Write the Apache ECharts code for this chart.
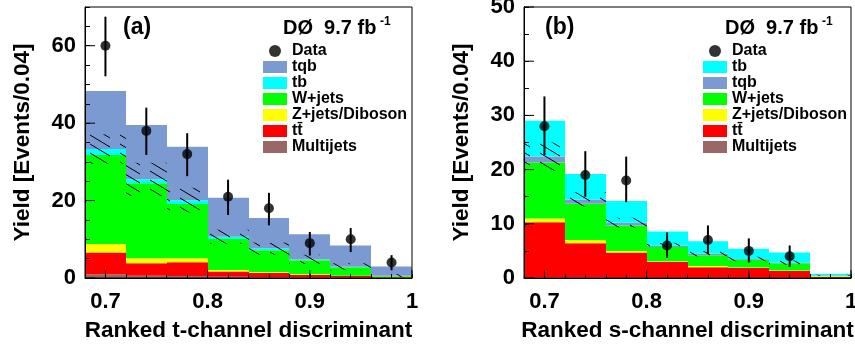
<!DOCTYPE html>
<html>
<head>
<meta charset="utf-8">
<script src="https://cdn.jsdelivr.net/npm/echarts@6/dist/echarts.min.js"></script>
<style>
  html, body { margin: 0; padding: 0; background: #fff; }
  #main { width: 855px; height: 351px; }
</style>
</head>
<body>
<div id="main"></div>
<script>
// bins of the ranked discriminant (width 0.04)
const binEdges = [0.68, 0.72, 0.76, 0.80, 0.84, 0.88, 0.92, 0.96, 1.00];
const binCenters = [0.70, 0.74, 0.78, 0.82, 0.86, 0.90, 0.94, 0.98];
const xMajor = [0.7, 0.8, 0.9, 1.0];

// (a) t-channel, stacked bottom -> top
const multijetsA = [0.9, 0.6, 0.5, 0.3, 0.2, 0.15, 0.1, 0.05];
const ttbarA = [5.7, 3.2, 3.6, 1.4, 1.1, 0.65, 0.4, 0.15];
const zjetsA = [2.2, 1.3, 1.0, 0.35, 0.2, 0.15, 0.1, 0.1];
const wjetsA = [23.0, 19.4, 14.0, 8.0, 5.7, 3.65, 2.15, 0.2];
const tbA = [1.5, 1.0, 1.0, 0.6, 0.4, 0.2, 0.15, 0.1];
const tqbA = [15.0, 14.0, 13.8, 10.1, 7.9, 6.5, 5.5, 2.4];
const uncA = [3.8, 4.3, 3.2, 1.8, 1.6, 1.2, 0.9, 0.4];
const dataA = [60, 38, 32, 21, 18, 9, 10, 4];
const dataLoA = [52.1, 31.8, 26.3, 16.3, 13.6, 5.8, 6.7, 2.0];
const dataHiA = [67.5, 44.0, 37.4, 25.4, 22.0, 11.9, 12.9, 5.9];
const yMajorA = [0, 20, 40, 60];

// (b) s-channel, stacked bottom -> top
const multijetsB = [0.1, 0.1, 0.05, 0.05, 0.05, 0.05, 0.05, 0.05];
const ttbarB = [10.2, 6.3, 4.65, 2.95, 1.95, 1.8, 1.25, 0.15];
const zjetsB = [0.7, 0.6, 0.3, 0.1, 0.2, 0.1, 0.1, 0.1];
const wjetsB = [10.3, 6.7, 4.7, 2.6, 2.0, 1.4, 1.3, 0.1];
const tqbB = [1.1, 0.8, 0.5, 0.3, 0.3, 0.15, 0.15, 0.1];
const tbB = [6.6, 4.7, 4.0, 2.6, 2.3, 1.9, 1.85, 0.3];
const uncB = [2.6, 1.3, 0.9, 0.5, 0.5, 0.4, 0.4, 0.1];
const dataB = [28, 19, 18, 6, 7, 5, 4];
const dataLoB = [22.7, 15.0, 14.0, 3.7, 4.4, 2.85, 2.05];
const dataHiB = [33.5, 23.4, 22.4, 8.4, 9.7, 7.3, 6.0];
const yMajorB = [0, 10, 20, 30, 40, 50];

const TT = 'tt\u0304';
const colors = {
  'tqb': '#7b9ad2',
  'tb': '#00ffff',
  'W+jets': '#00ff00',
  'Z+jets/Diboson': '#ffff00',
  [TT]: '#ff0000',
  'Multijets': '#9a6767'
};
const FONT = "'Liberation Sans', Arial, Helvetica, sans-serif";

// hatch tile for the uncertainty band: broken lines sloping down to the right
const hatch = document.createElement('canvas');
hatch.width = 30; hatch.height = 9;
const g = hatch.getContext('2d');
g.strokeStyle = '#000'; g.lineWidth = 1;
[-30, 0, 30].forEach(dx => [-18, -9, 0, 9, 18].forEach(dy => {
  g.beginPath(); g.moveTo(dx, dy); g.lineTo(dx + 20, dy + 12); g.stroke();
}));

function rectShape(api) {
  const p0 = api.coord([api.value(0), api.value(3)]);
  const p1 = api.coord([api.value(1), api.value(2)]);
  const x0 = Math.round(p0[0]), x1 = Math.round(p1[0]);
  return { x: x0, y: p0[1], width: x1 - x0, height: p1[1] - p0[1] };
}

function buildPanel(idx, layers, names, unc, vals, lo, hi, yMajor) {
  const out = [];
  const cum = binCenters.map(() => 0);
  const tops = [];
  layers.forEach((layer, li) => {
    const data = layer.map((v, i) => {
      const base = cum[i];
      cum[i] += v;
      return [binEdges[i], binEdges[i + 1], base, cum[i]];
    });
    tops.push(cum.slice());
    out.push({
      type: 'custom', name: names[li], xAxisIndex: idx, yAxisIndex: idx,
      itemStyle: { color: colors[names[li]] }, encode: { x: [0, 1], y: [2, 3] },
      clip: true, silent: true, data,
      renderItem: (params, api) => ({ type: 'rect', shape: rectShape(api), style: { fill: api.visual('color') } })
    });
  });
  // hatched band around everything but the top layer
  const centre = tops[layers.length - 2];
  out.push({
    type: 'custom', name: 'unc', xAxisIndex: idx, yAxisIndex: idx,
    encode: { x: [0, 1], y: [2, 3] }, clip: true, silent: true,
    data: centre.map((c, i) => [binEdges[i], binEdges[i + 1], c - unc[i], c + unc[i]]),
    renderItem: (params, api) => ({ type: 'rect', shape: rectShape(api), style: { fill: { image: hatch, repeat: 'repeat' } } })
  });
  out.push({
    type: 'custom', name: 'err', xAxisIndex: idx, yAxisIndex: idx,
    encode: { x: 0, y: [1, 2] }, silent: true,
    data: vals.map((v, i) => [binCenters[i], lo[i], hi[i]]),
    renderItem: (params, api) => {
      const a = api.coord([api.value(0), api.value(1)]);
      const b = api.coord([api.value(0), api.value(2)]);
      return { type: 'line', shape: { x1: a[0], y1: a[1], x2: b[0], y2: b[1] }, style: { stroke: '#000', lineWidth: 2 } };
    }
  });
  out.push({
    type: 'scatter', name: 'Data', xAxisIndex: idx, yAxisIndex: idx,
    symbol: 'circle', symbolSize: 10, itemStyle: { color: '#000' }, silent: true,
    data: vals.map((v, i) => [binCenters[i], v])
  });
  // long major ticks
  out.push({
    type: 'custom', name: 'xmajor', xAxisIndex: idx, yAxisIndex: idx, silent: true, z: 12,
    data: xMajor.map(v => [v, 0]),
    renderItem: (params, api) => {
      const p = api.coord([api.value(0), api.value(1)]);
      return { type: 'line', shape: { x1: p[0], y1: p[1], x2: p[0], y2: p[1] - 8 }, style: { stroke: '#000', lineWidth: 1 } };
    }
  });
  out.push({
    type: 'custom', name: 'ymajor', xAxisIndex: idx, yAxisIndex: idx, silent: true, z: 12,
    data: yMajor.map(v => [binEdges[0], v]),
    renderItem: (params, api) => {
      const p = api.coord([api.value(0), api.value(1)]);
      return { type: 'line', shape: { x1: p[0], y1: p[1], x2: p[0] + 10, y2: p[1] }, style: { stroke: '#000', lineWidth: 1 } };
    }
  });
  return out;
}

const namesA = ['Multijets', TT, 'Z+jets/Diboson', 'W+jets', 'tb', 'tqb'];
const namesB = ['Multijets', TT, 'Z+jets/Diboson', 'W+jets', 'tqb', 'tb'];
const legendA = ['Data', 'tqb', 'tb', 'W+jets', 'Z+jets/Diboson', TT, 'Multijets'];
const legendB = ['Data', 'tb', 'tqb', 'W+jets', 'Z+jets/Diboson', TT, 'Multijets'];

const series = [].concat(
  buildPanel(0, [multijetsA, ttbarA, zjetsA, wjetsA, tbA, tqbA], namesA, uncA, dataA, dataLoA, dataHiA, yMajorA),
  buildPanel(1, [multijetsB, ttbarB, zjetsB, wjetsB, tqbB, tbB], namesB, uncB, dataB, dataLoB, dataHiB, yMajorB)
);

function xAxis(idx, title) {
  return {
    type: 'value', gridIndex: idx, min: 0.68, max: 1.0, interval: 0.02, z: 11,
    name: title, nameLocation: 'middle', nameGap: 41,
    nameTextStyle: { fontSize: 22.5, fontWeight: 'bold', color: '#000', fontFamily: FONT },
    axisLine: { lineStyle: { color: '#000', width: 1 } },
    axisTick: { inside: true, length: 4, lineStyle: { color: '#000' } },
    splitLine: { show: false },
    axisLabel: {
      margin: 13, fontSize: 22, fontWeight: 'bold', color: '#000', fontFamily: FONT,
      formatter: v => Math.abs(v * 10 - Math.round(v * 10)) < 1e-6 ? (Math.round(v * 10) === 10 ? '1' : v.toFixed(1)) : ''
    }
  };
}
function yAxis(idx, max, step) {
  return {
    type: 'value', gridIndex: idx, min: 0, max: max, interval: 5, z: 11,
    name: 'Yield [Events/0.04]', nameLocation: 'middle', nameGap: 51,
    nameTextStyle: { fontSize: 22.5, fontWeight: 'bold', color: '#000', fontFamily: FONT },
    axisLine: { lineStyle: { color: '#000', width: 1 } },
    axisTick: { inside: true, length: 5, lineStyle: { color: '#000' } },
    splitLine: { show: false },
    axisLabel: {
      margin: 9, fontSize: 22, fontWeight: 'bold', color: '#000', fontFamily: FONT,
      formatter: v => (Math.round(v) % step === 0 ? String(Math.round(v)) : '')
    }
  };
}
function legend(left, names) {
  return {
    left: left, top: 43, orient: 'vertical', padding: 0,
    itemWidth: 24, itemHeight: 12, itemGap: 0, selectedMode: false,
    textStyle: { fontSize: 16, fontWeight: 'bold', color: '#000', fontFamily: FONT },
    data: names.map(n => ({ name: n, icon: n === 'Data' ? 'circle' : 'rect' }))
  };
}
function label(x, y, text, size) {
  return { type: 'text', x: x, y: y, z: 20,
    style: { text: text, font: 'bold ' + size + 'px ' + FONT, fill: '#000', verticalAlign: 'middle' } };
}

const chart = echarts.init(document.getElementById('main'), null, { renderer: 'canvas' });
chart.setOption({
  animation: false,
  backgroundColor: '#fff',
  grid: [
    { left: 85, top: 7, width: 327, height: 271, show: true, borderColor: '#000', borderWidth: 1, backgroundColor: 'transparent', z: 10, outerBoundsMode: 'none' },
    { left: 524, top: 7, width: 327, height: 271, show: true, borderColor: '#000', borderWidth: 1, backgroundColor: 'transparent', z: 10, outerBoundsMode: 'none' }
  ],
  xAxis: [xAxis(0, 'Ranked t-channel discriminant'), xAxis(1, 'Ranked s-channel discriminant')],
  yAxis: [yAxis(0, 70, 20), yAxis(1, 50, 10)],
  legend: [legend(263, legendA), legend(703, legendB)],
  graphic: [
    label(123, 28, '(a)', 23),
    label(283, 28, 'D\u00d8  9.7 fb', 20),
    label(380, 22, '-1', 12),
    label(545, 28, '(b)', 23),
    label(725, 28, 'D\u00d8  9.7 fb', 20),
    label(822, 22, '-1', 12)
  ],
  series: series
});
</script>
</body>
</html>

--------------------

◆ WRITTEN INSTRUCTION
Begin at the first line of the material and copy each line exactly through the one containing "const yMajorA = [0, 20, 40, 60];". Omit pictures.

◆ EXERCISE ANSWER
Write the Apache ECharts code for this chart.
<!DOCTYPE html>
<html>
<head>
<meta charset="utf-8">
<script src="https://cdn.jsdelivr.net/npm/echarts@6/dist/echarts.min.js"></script>
<style>
  html, body { margin: 0; padding: 0; background: #fff; }
  #main { width: 855px; height: 351px; }
</style>
</head>
<body>
<div id="main"></div>
<script>
// bins of the ranked discriminant (width 0.04)
const binEdges = [0.68, 0.72, 0.76, 0.80, 0.84, 0.88, 0.92, 0.96, 1.00];
const binCenters = [0.70, 0.74, 0.78, 0.82, 0.86, 0.90, 0.94, 0.98];
const xMajor = [0.7, 0.8, 0.9, 1.0];

// (a) t-channel, stacked bottom -> top
const multijetsA = [0.9, 0.6, 0.5, 0.3, 0.2, 0.15, 0.1, 0.05];
const ttbarA = [5.7, 3.2, 3.6, 1.4, 1.1, 0.65, 0.4, 0.15];
const zjetsA = [2.2, 1.3, 1.0, 0.35, 0.2, 0.15, 0.1, 0.1];
const wjetsA = [23.0, 19.4, 14.0, 8.0, 5.7, 3.65, 2.15, 0.2];
const tbA = [1.5, 1.0, 1.0, 0.6, 0.4, 0.2, 0.15, 0.1];
const tqbA = [15.0, 14.0, 13.8, 10.1, 7.9, 6.5, 5.5, 2.4];
const uncA = [3.8, 4.3, 3.2, 1.8, 1.6, 1.2, 0.9, 0.4];
const dataA = [60, 38, 32, 21, 18, 9, 10, 4];
const dataLoA = [52.1, 31.8, 26.3, 16.3, 13.6, 5.8, 6.7, 2.0];
const dataHiA = [67.5, 44.0, 37.4, 25.4, 22.0, 11.9, 12.9, 5.9];
const yMajorA = [0, 20, 40, 60];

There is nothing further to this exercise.